昔勤めていた会社に出勤したときのこと。
街中のオフィスビルゆえに駐車場がなく、自転車通勤をしていました。
当時の勤め先は始業時間がやや遅く、朝は10時出勤でした。このくらいの時間になると人もまばらになるので、街中かつ駅前とはいえそこそこ静かです。
いつも通り自転車を停めていると、後ろから初老の男性に「ちょっとすみません」と声をかけられました。
はい、と振り返ると、上背のあるスーツ姿で、背がぴしりと伸びたサラリーマンらしき方でした。冬だったのでコートも着ていらっしゃったんですが、無理な感じではなく、全体的にとてもスマートな印象でした。
道を訊かれるのかな? と思いました。私の勤め先が入っているビルはそこ近辺の地名が入った『〇〇町ビル』みたいな名前なのですが、少し離れたほうにもほとんど同じ名前のビルがあるのです。(『▲▲〇〇町ビル』のように)
なので時折、そちらのビルと間違われた方に道を訊ねられることがありました。今回もすぐそれだと思ったのです。

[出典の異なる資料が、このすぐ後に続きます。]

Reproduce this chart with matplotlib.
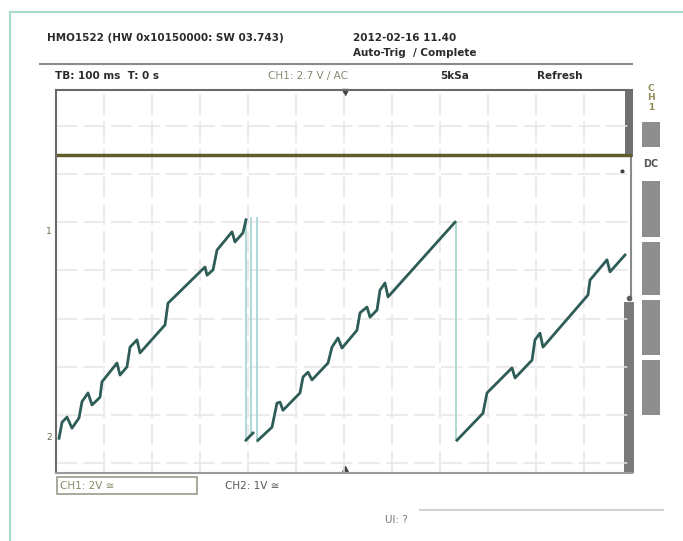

男性はとても申し訳なさそうに、「すみません、ちょっとお尋ねするんですが」
「この辺りでペンギン見ませんでした?」
ひとつもおかしい様子はなくそう仰いました。
「この辺りで見たって聞いたんですが」「見てませんか」「近くで……」
ロマンスグレーの整った髪を撫でながら続けられてしまい、私はとにかく「いえ、すみません、この辺では見てないですね」と答えるのが精一杯でしたが、
男性は「そうですか」「この辺にいるって聞いたんですけどねえ……」と辺りを見渡し、だんだん私のことが目に入らなくなっていく様子だったので、適当に誤魔化してすぐビルに逃げ込みました。
エレベーターを待つ間は気が気じゃなかったのですが何事もなく、その日のお昼に恐る恐る自転車置き場を覗きましたが男性はいませんでしたし、以降は退職するまで彼を見かけることもありませんでした。
怖いといえばもちろん怖かったのですが、どんな事情であれ、彼があの日ペンギンを見つけられたことを祈っています。